VENEZIA 2017 | Da Virzì a Riso, i temi scottanti che i registi non vogliono toccare

Lido di Venezia – Il cinema racconta storie e le storie raccontano la vita, le vite, con tutti i dolori e le difficoltà che spesso l’accompagnano, non stupisce quindi che in un film anche temi come l’eutanasia, l’utero in affitto e le adozioni omosessuali finiscano per diventare arte degna di una mostra internazionale come la Biennale di Venezia. In particolare in questa edizione del concorso ufficiale sono due i registi, due italiani, che hanno avuto il coraggio, ma anche un po’ la furbizia, di coniugare in arte temi umanamente e socialmente molto attuali e molto sentiti. Sono Paolo Virzì, veterano del cinema italiano e ormai anche internazionale, che ha diretto Helen Mirren e Donald Sutherland in The Leisure Seeker, e il giovanissimo Sebastiano Riso regista di Una famiglia in cui Micaela Ramazzotti e Patrick Bruel sono i protagonisti.
Entrambi i registi hanno affermato in conferenza stampa di non aver voluto girare il proprio film con l’intento di trattare questi temi. Anzi con The Leisure Seeker Paolo Virzì confeziona un racconto dolcissimo sull’ultimo viaggio di un’anziana splendida coppia di coniugi gravemente malati ma dice non aver avuto alcun intento ideologico rispetto al tema dell’eutanasia. Tuttavia il regista e cosceneggiatore si assicura che la storia rispetti i criteri del testamento biologico. Una piccola astuzia che sostiene un pensiero molto più preciso di quanto il direttore abbia detto.
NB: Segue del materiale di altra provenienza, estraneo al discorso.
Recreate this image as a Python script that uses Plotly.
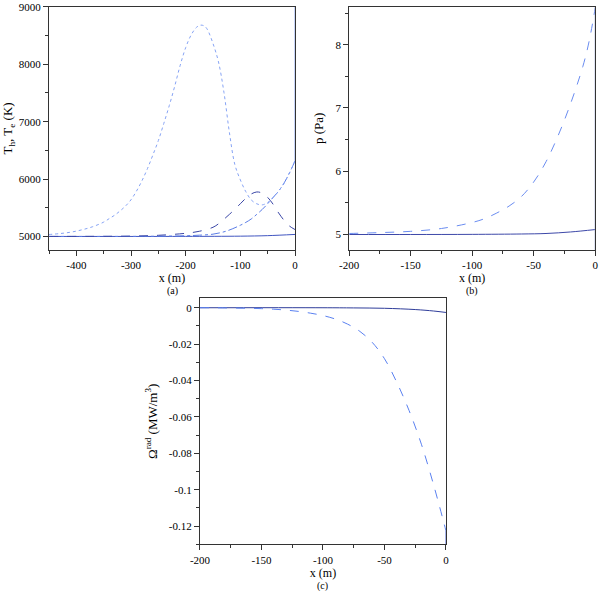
import plotly.graph_objects as go

# ---- panel (a): temperatures ----
xa_dot = [-450, -430, -410, -390, -370, -350, -340, -330, -320, -310, -300, -290, -280, -270,
          -260, -250, -240, -230, -220, -210, -200, -190, -180, -172, -165, -160, -150, -140,
          -130, -120, -110, -100, -90, -80, -70, -60, -50, -40, -30, -20, -10, 0]
Ta_dot = [5034, 5050, 5075, 5115, 5170, 5250, 5310, 5370, 5445, 5530, 5640, 5790, 5970, 6180,
          6420, 6670, 6970, 7280, 7620, 7983, 8290, 8510, 8645, 8682, 8660, 8600, 8360, 8040,
          7510, 6810, 6250, 5985, 5780, 5635, 5569, 5550, 5592, 5680, 5790, 5930, 6110, 6316]
Ta_wall = [6316, 9001]

xa_dash = [-450, -350, -300, -250, -200, -175, -150, -140, -130, -120, -110, -100, -90, -80,
           -70, -60, -50, -40, -30, -20, -10, 0]
Ta_dash = [5000, 5002, 5006, 5020, 5055, 5090, 5160, 5220, 5300, 5385, 5475, 5570, 5665, 5740,
           5775, 5755, 5680, 5560, 5410, 5280, 5180, 5120]

xa_dashdot = [-450, -300, -250, -200, -175, -150, -125, -100, -90, -80, -70, -60, -50, -40,
              -30, -20, -10, 0]
Ta_dashdot = [5000, 5001, 5004, 5012, 5022, 5040, 5095, 5195, 5245, 5305, 5385, 5470, 5570,
              5680, 5790, 5930, 6110, 6316]

xa_solid = [-450, -300, -200, -100, -50, 0]
Ta_solid = [5000, 5000, 5001, 5005, 5014, 5035]

# ---- panel (b): pressure ----
xb_dash = [-200, -175, -150, -125, -100, -90, -80, -70, -60, -50, -40, -30, -20, -10, -5, 0]
pb_dash = [5.016, 5.03, 5.05, 5.095, 5.19, 5.25, 5.34, 5.45, 5.6, 5.83, 6.15, 6.57, 7.07, 7.66,
           8.05, 8.58]
xb_solid = [-200, -150, -100, -60, -40, -20, 0]
pb_solid = [5.0, 5.0, 5.002, 5.008, 5.016, 5.04, 5.078]
pb_wall = [4.755, 8.6]

# ---- panel (c): radiation ----
xc_dash = [-200, -190, -180, -170, -160, -150, -140, -130, -120, -110, -100, -90, -80, -70,
           -60, -50, -40, -30, -20, -10, 0]
wc_dash = [0.0, 0.0, -0.0001, -0.0002, -0.0003, -0.0005, -0.0008, -0.0013, -0.002, -0.003,
           -0.0043, -0.0062, -0.009, -0.013, -0.019, -0.028, -0.041, -0.0565, -0.075, -0.0975,
           -0.1226]
wc_wall = [-0.1226, -0.13]
xc_solid = [-200, -100, -75, -50, -25, -10, 0]
wc_solid = [0.0, 0.0, -0.0001, -0.0003, -0.001, -0.0018, -0.0026]

# tick labels
xa_ticks = [-400, -300, -200, -100, 0]
xa_text = ["-400", "-300", "-200", "-100", "0"]
ya_ticks = [5000, 6000, 7000, 8000, 9000]
ya_text = ["5000", "6000", "7000", "8000", "9000"]
xb_ticks = [-200, -150, -100, -50, 0]
xb_text = ["-200", "-150", "-100", "-50", "0"]
yb_ticks = [5, 6, 7, 8]
yb_text = ["5", "6", "7", "8"]
yc_ticks = [0, -0.02, -0.04, -0.06, -0.08, -0.1, -0.12]
yc_text = ["0", "-0.02", "-0.04", "-0.06", "-0.08", "-0.1", "-0.12"]

FONT = "Liberation Serif, Times New Roman, serif"


def line(x, y, color, dash, xa, ya, shape="spline"):
    return go.Scatter(x=x, y=y, mode="lines", xaxis=xa, yaxis=ya, showlegend=False,
                      line=dict(color=color, width=1, dash=dash, shape=shape, smoothing=1),
                      hoverinfo="skip")


fig = go.Figure()
fig.add_trace(line(xa_solid, Ta_solid, "#4055c0", "solid", "x", "y"))
fig.add_trace(line(xa_dashdot, Ta_dashdot, "#5b7de6", "dashdot", "x", "y"))
fig.add_trace(line(xa_dash, Ta_dash, "#3a46a6", "dash", "x", "y"))
fig.add_trace(line(xa_dot, Ta_dot, "#86a3f4", "dot", "x", "y"))
fig.add_trace(line([0, 0], Ta_wall, "#8ea8f2", "solid", "x", "y", "linear"))

fig.add_trace(line(xb_solid, pb_solid, "#3d48a8", "solid", "x2", "y2"))
fig.add_trace(line(xb_dash, pb_dash, "#6a8cf0", "dash", "x2", "y2"))
fig.add_trace(line([0, 0], pb_wall, "#9aa8d8", "solid", "x2", "y2", "linear"))

fig.add_trace(line(xc_solid, wc_solid, "#2f3d9a", "solid", "x3", "y3"))
fig.add_trace(line(xc_dash, wc_dash, "#5a80f0", "dash", "x3", "y3"))
fig.add_trace(line([0, 0], wc_wall, "#5a70d8", "solid", "x3", "y3", "linear"))


def ax(domain, rng, tv, tt, minor, anchor, title, standoff, tsize=13):
    return dict(domain=domain, range=rng, anchor=anchor, tickvals=tv, ticktext=tt,
                ticks="outside", ticklen=5, tickcolor="#333", tickwidth=1,
                minor=dict(dtick=minor, ticks="outside", ticklen=3, tickcolor="#333"),
                showline=True, linecolor="#333", linewidth=1, mirror=True,
                showgrid=False, zeroline=False, ticklabeloverflow="allow",
                tickfont=dict(family=FONT, size=11, color="black"),
                title=dict(text=title, font=dict(family=FONT, size=tsize, color="black"),
                           standoff=standoff),
                automargin=False)


def label(text, x, ypx):
    return dict(text=text, x=x, y=1 - ypx / 591, xref="paper", yref="paper",
                xanchor="center", yanchor="middle", showarrow=False,
                font=dict(family=FONT, size=10, color="black"))


fig.update_layout(
    width=600, height=591,
    margin=dict(l=0, r=0, t=0, b=0),
    paper_bgcolor="white", plot_bgcolor="white",
    xaxis=ax([0.0817, 0.4917], [-450, 0], xa_ticks, xa_text, 50, "y", "x (m)", 0, 12),
    yaxis=ax([0.577, 0.9885], [4764, 9001], ya_ticks, ya_text, 500, "x",
             "T<sub>h</sub>, T<sub>e</sub> (K)", 12),
    xaxis2=ax([0.582, 0.992], [-200, 0], xb_ticks, xb_text, 25, "y2", "x (m)", 0, 12),
    yaxis2=ax([0.577, 0.9885], [4.755, 8.6], yb_ticks, yb_text, 0.5, "x2", "p (Pa)", 8),
    xaxis3=ax([0.3333, 0.7433], [-200, 0], xb_ticks, xb_text, 25, "y3", "x (m)", 0, 12),
    yaxis3=ax([0.079, 0.4953], [-0.13, 0.0052], yc_ticks, yc_text, 0.01, "x3",
              "Ω<sup>rad</sup> (MW/m<sup>3</sup>)", 8),
    annotations=[
        label("(a)", 0.2867, 291),
        label("(b)", 0.787, 291),
        label("(c)", 0.5383, 585.5),
    ],
)

fig.write_html("out.html", config={"displayModeBar": False},
               post_script="document.body.style.margin='0px';")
Anche Sebastiano Riso arriva a Venezia 74 con un film che narra la storia di una coppia tormentata e invischiata in un rapporto morboso e logorante soprattutto per lei. In Una famiglia Maria (Micaela Ramazzotti) e Vincent (Patrck Bruel) vivono una grande intesa sessuale e hanno trovato una fonte di reddito dai risvolti terribilmente devastanti: concepiscono bambini da vendere a coppie in cerca di figli da adottare. Nonostante quindi tutto ruoti intorno al tema dell’utero in affitto, Riso ci tiene a sottolineare che il suo film è fondato soprattutto sul discorso del rapporto di coppia e su quanto sia difficile oggi in Italia essere genitore e crescere un figlio.
Eppure il film riesce a prendere davvero avvio solo quando il racconto si sposta dall’angosciante e a tratti noiosa descrizione del violento rapporto che lega Maria e Vincent alle più difficili e impegnative dinamiche che scaturiscono dal tema delle adozioni illegali. Infatti solo quando una coppia di omosessuali invade e spezza il claustrofobico microcosmo in cui Vincent tiene Maria quasi come una schiava, il film comincia a prendere una direzione più decisa e diventa estremamente più coinvolgente.
I pregi di Una famiglia, le interessanti inquadrature, la fotografia che rispecchia in modo perfetto il penoso stato d’animo della protagonista, madre privata delle proprie creature e di ogni speranza di amare un figlio, si perdono purtroppo dietro questo tentativo di spostare l’attenzione da temi controversi e attuali alla più consueta storia di un dramma di coppia. Tuttavia quando nella seconda parte del film entrano in scena nuove interessanti figure, come la coppia di omosessuali che desiderano adottare il bambino di Vincent e Maria, avvalendosi del contributo di interpreti quali Ennio Fantastichini oltre a Pippo Delbono, Matilda De Angelis e Fortunato Cerlino, il racconto si trasforma, diventa più dinamico e certamente più stimolante.